Update | A sorry mess in Toronto as mayor Rob Ford admits he smoked crack cocaine
Rob Ford draws ridicule as he tries to cling to mayor's job after finally admitting crack cocaine use; step aside, even allies urge

For six months, Toronto's unashamedly populist Mayor Rob Ford has derided reports that he featured in a cellphone video smoking crack cocaine, while somehow managing to avoid directly addressing the central accusation.
How, he said, could he comment on a video that he had not seen "or does not exist"?
My first reaction was ‘wow’. He’s lost the moral authority to lead
On Tuesday, Ford stunned his supporters by admitting for the first time that, yes, he smoked crack "probably a year ago" when he was in a "drunken stupor". Later in the day, he sweated and stammered his way through a surreal press conference at which he refused to resign, despite immense pressure to step aside as leader of Canada's largest city.

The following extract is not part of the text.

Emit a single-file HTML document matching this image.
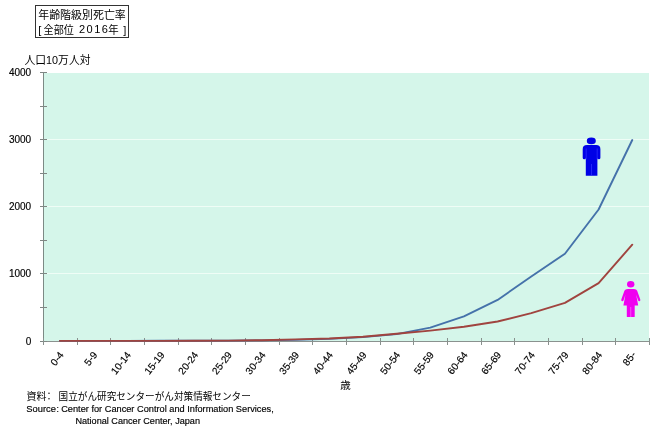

Ford, looking haggard and intensely uncomfortable, said he loves his job and "for the sake of the taxpayers, we must get back to work immediately".
"God bless the people of Toronto," he added in a final attempt at a flourish that was greeted with outright laughter by some reporters as Ford fled the room without taking questions.
The mayor's admission was forced after police last week said they had obtained a copy of the video in the course of a drug investigation against a friend of Ford's. The file had been deleted from a hard drive, but police computer experts recovered the data.
"Yes, I have smoked crack cocaine," Ford told stunned reporters outside his office on Tuesday morning. "There have been times when I've been in a drunken stupor. That's why I want to see the tape. I want everyone in the city to see this tape. I don't even recall there being a tape or video. I want to see the state that I was in."